GIVEN TASK:
Identify all lines below that hold "this" and collect them.

[Charts and diagrams as code]
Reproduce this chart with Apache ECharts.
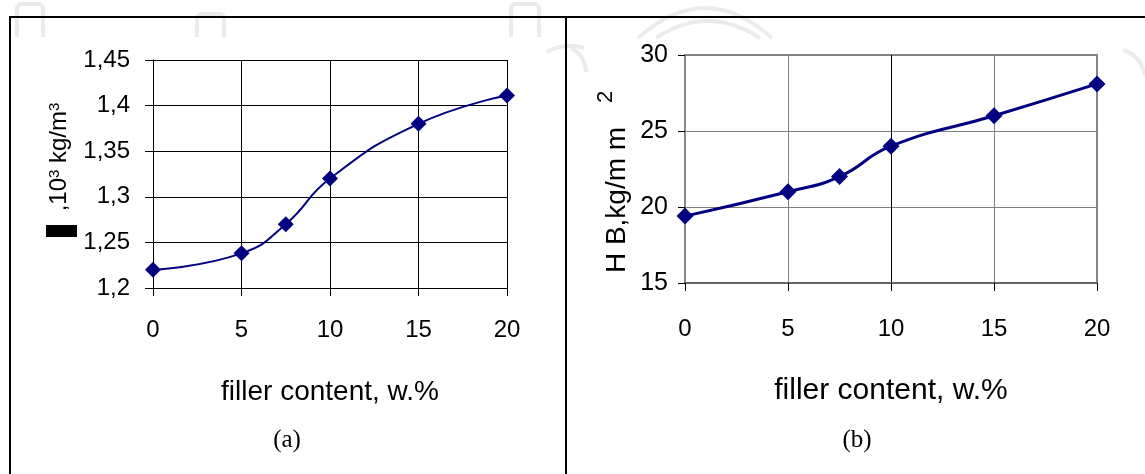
<!DOCTYPE html>
<html>
<head>
<meta charset="utf-8">
<script src="https://cdn.jsdelivr.net/npm/echarts@6/dist/echarts.min.js"></script>
<style>
html,body{margin:0;padding:0;background:#fff;}
#c{width:1145px;height:474px;}
</style>
</head>
<body>
<div id="c"></div>
<script>
// ---- data ----
var fillerContent = [0, 5, 7.5, 10, 15, 20];
var density = [1.22, 1.238, 1.27, 1.32, 1.38, 1.411];
var hardness = [19.4, 21, 22, 24, 26, 28.1];
var xTicks = [0, 5, 10, 15, 20];
var densityTicks = ['1,2', '1,25', '1,3', '1,35', '1,4', '1,45'];
var hardnessTicks = [15, 20, 25, 30];
var xTitle = 'filler content, w.%';
var densityTitle = ',10{sup|3} kg/m{sup|3}';
var hardnessTitle = 'H B,kg/m m';
var captionA = '(a)';
var captionB = '(b)';

function pairs(xs, ys) { return xs.map(function (x, i) { return [x, ys[i]]; }); }

var NAVY = '#000080';
var ARIAL = 'Liberation Sans, Arial, sans-serif';
var SERIF = 'Liberation Serif, DejaVu Serif, serif';
var WM = '#ebebeb';

function wmArch(x1, x2, yTop, yBot) {
  return {type: 'polyline', silent: true, z: -10,
    shape: {points: [[x1, yBot], [x1, yTop + 3], [x1 + 3, yTop], [x2 - 3, yTop], [x2, yTop + 3], [x2, yBot]]},
    style: {fill: 'none', stroke: WM, lineWidth: 4}};
}
function wmCurve(x1, y1, cx, cy, x2, y2) {
  return {type: 'bezierCurve', silent: true, z: -10,
    shape: {x1: x1, y1: y1, cpx1: cx, cpy1: cy, x2: x2, y2: y2},
    style: {fill: 'none', stroke: WM, lineWidth: 4}};
}

var chart = echarts.init(document.getElementById('c'), null, {renderer: 'canvas'});

var option = {
  backgroundColor: '#fff',
  animation: false,
  grid: [
    {left: 153, top: 60, width: 354, height: 228, containLabel: false},
    {left: 685, top: 55, width: 412, height: 228, containLabel: false, show: true, borderColor: '#888', borderWidth: 2, backgroundColor: 'transparent'}
  ],
  xAxis: [
    {
      type: 'value', gridIndex: 0, min: 0, max: 20, interval: 5,
      axisLine: {show: true, onZero: false, lineStyle: {color: '#000', width: 1}},
      axisTick: {show: true, length: 8, lineStyle: {color: '#000'}},
      axisLabel: {margin: 30, fontSize: 24, color: '#000', fontFamily: ARIAL,
        formatter: function (v) { return xTicks.indexOf(v) >= 0 ? String(v) : ''; }},
      splitLine: {show: true, lineStyle: {color: '#000', width: 1}},
      name: xTitle, nameLocation: 'middle', nameGap: 90,
      nameTextStyle: {fontSize: 28, color: '#000', fontFamily: ARIAL}
    },
    {
      type: 'value', gridIndex: 1, min: 0, max: 20, interval: 5,
      axisLine: {show: true, onZero: false, lineStyle: {color: '#666', width: 2}},
      axisTick: {show: true, length: 8, lineStyle: {color: '#000'}},
      axisLabel: {margin: 34, fontSize: 24, color: '#000', fontFamily: ARIAL,
        formatter: function (v) { return xTicks.indexOf(v) >= 0 ? String(v) : ''; }},
      splitLine: {show: true, lineStyle: {color: ['#808080', '#808080', '#000', '#808080', '#808080'], width: 1}},
      name: xTitle, nameLocation: 'middle', nameGap: 93,
      nameTextStyle: {fontSize: 30, color: '#000', fontFamily: ARIAL}
    }
  ],
  yAxis: [
    {
      type: 'value', gridIndex: 0, min: 1.2, max: 1.45, interval: 0.05,
      axisLine: {show: true, onZero: false, lineStyle: {color: '#000', width: 1}},
      axisTick: {show: true, length: 8, lineStyle: {color: '#000'}},
      axisLabel: {margin: 23, fontSize: 24, color: '#000', fontFamily: ARIAL,
        formatter: function (v) {
          var i = Math.round((v - 1.2) / 0.05);
          return densityTicks[i] || '';
        }},
      splitLine: {show: true, lineStyle: {color: '#000', width: 1}},
      name: densityTitle, nameLocation: 'middle', nameRotate: 90, nameGap: 82,
      nameTextStyle: {fontSize: 24, color: '#000', fontFamily: ARIAL, padding: [0, 0, 0, 34],
        rich: {sup: {fontSize: 15, color: '#000', fontFamily: ARIAL, verticalAlign: 'top', lineHeight: 24}}}
    },
    {
      type: 'value', gridIndex: 1, min: 15, max: 30, interval: 5,
      axisLine: {show: true, onZero: false, lineStyle: {color: '#888', width: 1}},
      axisTick: {show: true, length: 7, lineStyle: {color: '#000'}},
      axisLabel: {margin: 17, fontSize: 25, color: '#000', fontFamily: ARIAL,
        formatter: function (v) { return hardnessTicks.indexOf(v) >= 0 ? String(v) : ''; }},
      splitLine: {show: true, lineStyle: {color: '#808080', width: 1}},
      name: hardnessTitle, nameLocation: 'middle', nameRotate: 90, nameGap: 54,
      nameTextStyle: {fontSize: 28, color: '#000', fontFamily: ARIAL, padding: [0, 62, 0, 0]}
    }
  ],
  series: [
    {
      type: 'line', xAxisIndex: 0, yAxisIndex: 0, data: pairs(fillerContent, density),
      smooth: true, symbol: 'diamond', symbolSize: 16,
      lineStyle: {color: NAVY, width: 2}, itemStyle: {color: NAVY}, z: 5
    },
    {
      type: 'line', xAxisIndex: 1, yAxisIndex: 1, data: pairs(fillerContent, hardness),
      smooth: true, symbol: 'diamond', symbolSize: 17,
      lineStyle: {color: NAVY, width: 3}, itemStyle: {color: NAVY}, z: 5
    }
  ],
  graphic: [
    // watermark (faint)
    wmArch(17, 43, 4, 37),
    wmArch(197, 224, 14, 37),
    wmArch(511, 539, 4, 37),
    wmCurve(547, 52, 565, 42, 584, 48),
    wmCurve(638, 38, 705, -22, 772, 38),
    wmCurve(656, 38, 707, 4, 760, 38),
    wmCurve(571, 48, 585, 55, 586, 72),
    wmCurve(1123, 50, 1140, 55, 1145, 75),
    // frame
    {type: 'line', silent: true, shape: {x1: 9, y1: 17, x2: 1145, y2: 17}, style: {stroke: '#000', lineWidth: 2}},
    {type: 'line', silent: true, shape: {x1: 10, y1: 16, x2: 10, y2: 474}, style: {stroke: '#000', lineWidth: 2}},
    {type: 'line', silent: true, shape: {x1: 566, y1: 16, x2: 566, y2: 474}, style: {stroke: '#000', lineWidth: 2}},
    // missing-glyph block in left axis title
    {type: 'rect', silent: true, shape: {x: 46, y: 225, width: 31, height: 12}, style: {fill: '#000'}},
    // misplaced exponent of right axis title
    {type: 'text', silent: true, x: 606, y: 97, rotation: Math.PI / 2,
      style: {text: '2', fontSize: 22, fontFamily: ARIAL, fill: '#000', align: 'center', verticalAlign: 'middle'}},
    // captions
    {type: 'text', silent: true, x: 287, y: 440,
      style: {text: captionA, fontSize: 25, fontFamily: SERIF, fill: '#000', align: 'center', verticalAlign: 'middle'}},
    {type: 'text', silent: true, x: 857, y: 440,
      style: {text: captionB, fontSize: 25, fontFamily: SERIF, fill: '#000', align: 'center', verticalAlign: 'middle'}}
  ]
};
chart.setOption(option);
</script>
</body>
</html>
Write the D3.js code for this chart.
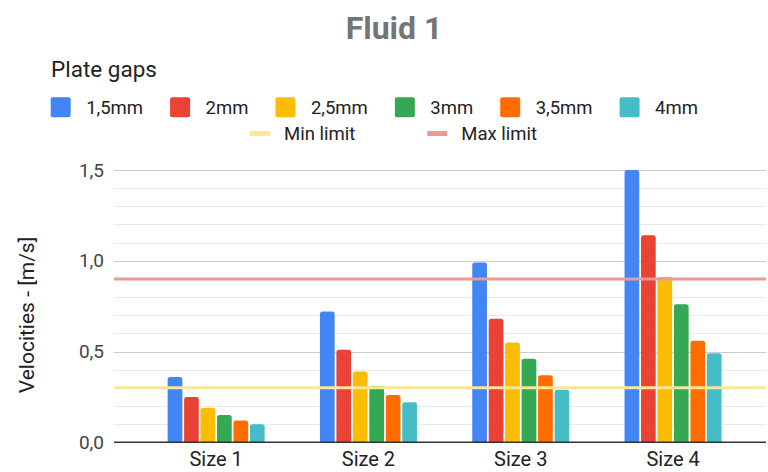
<!DOCTYPE html>
<html>
<head>
<meta charset="utf-8">
<script src="https://cdn.jsdelivr.net/npm/d3@7/dist/d3.min.js"></script>
<style>
  html, body { margin: 0; padding: 0; background: #fff; }
  svg { display: block; font-family: Roboto, "Noto Sans", Arial, sans-serif; }
</style>
</head>
<body>
<svg id="chart" width="768" height="472"></svg>
<script>
// Plate-gap velocity data per particle size
const categories = ["Size 1", "Size 2", "Size 3", "Size 4"];
const seriesNames = ["1,5mm", "2mm", "2,5mm", "3mm", "3,5mm", "4mm"];
const seriesColors = ["#4285f4", "#ea4335", "#fbbc04", "#34a853", "#ff6d01", "#46bdc6"];
const gap15 = [0.36, 0.72, 0.99, 1.50];
const gap20 = [0.25, 0.51, 0.68, 1.14];
const gap25 = [0.19, 0.39, 0.55, 0.91];
const gap30 = [0.15, 0.31, 0.46, 0.76];
const gap35 = [0.12, 0.26, 0.37, 0.56];
const gap40 = [0.10, 0.22, 0.29, 0.49];
const seriesValues = [gap15, gap20, gap25, gap30, gap35, gap40];

const minLimit = 0.3;
const maxLimit = 0.9;
const limitNames = ["Min limit", "Max limit"];
const limitColors = ["#ffe599", "#ea9999"];

const yTicks = [0, 0.5, 1.0, 1.5];
const yMinorTicks = d3.range(0, 16).map(i => i / 10);
const tickFormat = d => d3.format(".1f")(d).replace(".", ",");

const svg = d3.select("#chart");

// Layout
const plotLeft = 114, plotRight = 766;
const yScale = d3.scaleLinear().domain([0, 1.5]).range([442.3, 170]);
const x0 = d3.scaleBand().domain(categories).range([140, 749.2]).padding(0);
const groupWidth = 97;
const x1 = d3.scaleBand().domain(seriesNames).range([0, groupWidth]).paddingInner(0.107).paddingOuter(0);

// Title
svg.append("text")
  .attr("x", 394).attr("y", 38.5)
  .attr("text-anchor", "middle")
  .attr("font-size", 32).attr("font-weight", "bold")
  .attr("fill", "#757575")
  .text("Fluid 1");

// Legend header
svg.append("text")
  .attr("x", 51).attr("y", 76.5)
  .attr("font-size", 22.5)
  .attr("fill", "#222")
  .text("Plate gaps");

// Legend row of series
let lx = 50.7;
const legend1 = svg.append("g");
seriesNames.forEach((name, i) => {
  legend1.append("rect")
    .attr("x", lx).attr("y", 97.3).attr("width", 20).attr("height", 20)
    .attr("rx", 2).attr("fill", seriesColors[i]);
  const t = legend1.append("text")
    .attr("x", lx + 35.5).attr("y", 107.5)
    .attr("dominant-baseline", "central")
    .attr("font-size", 18.5).attr("fill", "#222")
    .text(name);
  lx += 35.5 + t.node().getComputedTextLength() + 27;
});

// Legend row of limit lines
let lx2 = 250;
const legend2 = svg.append("g");
limitNames.forEach((name, i) => {
  legend2.append("rect")
    .attr("x", lx2).attr("y", 131).attr("width", 20).attr("height", 5)
    .attr("fill", limitColors[i]);
  const t = legend2.append("text")
    .attr("x", lx2 + 34).attr("y", 133.5)
    .attr("dominant-baseline", "central")
    .attr("font-size", 18.5).attr("fill", "#222")
    .text(name);
  lx2 += 34 + t.node().getComputedTextLength() + 72;
});

// Gridlines
const grid = svg.append("g");
grid.selectAll("line.minor")
  .data(yMinorTicks.filter(v => !yTicks.some(t => Math.abs(t - v) < 1e-9)))
  .join("line")
  .attr("x1", plotLeft).attr("x2", plotRight)
  .attr("y1", d => Math.round(yScale(d)) + 0.5).attr("y2", d => Math.round(yScale(d)) + 0.5)
  .attr("stroke", "#ebebeb").attr("stroke-width", 1);
grid.selectAll("line.major")
  .data(yTicks.filter(v => v > 0))
  .join("line")
  .attr("x1", plotLeft).attr("x2", plotRight)
  .attr("y1", d => Math.round(yScale(d)) + 0.5).attr("y2", d => Math.round(yScale(d)) + 0.5)
  .attr("stroke", "#cccccc").attr("stroke-width", 1);

// Y axis labels
const yAxis = d3.axisLeft(yScale).tickValues(yTicks).tickFormat(tickFormat).tickSize(0).tickPadding(0);
const yg = svg.append("g").attr("transform", "translate(104,0)").call(yAxis);
yg.select(".domain").remove();
yg.selectAll("text").attr("font-size", 19).attr("fill", "#444").attr("font-family", "Roboto, sans-serif");

// Y axis title
svg.append("text")
  .attr("transform", "translate(34,315) rotate(-90)")
  .attr("text-anchor", "middle")
  .attr("font-size", 21).attr("fill", "#222")
  .text("Velocities - [m/s]");

// Clip to plot area
svg.append("clipPath").attr("id", "plotClip")
  .append("rect").attr("x", plotLeft).attr("y", yScale(1.5)).attr("width", plotRight - plotLeft).attr("height", yScale(0) - yScale(1.5));

// Bars with rounded top corners
function barPath(x, w, y0, y1, r) {
  const rr = Math.min(r, (y0 - y1) / 2, w / 2);
  return `M${x},${y0}V${y1 + rr}Q${x},${y1} ${x + rr},${y1}H${x + w - rr}Q${x + w},${y1} ${x + w},${y1 + rr}V${y0}Z`;
}
const bars = svg.append("g").attr("clip-path", "url(#plotClip)");
categories.forEach((cat, ci) => {
  const gx = x0(cat) + x0.bandwidth() / 2 - groupWidth / 2;
  seriesNames.forEach((s, si) => {
    const v = seriesValues[si][ci];
    bars.append("path")
      .attr("d", barPath(gx + x1(s), x1.bandwidth(), yScale(0), yScale(v), 2.5))
      .attr("fill", seriesColors[si]);
  });
});

// Limit lines
svg.append("line")
  .attr("x1", plotLeft).attr("x2", plotRight)
  .attr("y1", yScale(maxLimit)).attr("y2", yScale(maxLimit))
  .attr("stroke", limitColors[1]).attr("stroke-width", 3);
svg.append("line")
  .attr("x1", plotLeft).attr("x2", plotRight)
  .attr("y1", yScale(minLimit)).attr("y2", yScale(minLimit))
  .attr("stroke", limitColors[0]).attr("stroke-width", 3);

// Baseline
svg.append("line")
  .attr("x1", plotLeft).attr("x2", plotRight)
  .attr("y1", yScale(0)).attr("y2", yScale(0))
  .attr("stroke", "#333").attr("stroke-width", 1.5);

// X axis labels
const xAxis = d3.axisBottom(x0).tickSize(0).tickPadding(0);
const xg = svg.append("g").attr("transform", "translate(0,452)").call(xAxis);
xg.select(".domain").remove();
xg.selectAll("text").attr("font-size", 20).attr("fill", "#222").attr("font-family", "Roboto, sans-serif")
  .attr("dy", "0.71em");
</script>
</body>
</html>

EXERCISE SOLUTION:
Reproduce this chart with Apache ECharts.
Write the D3.js code for this chart.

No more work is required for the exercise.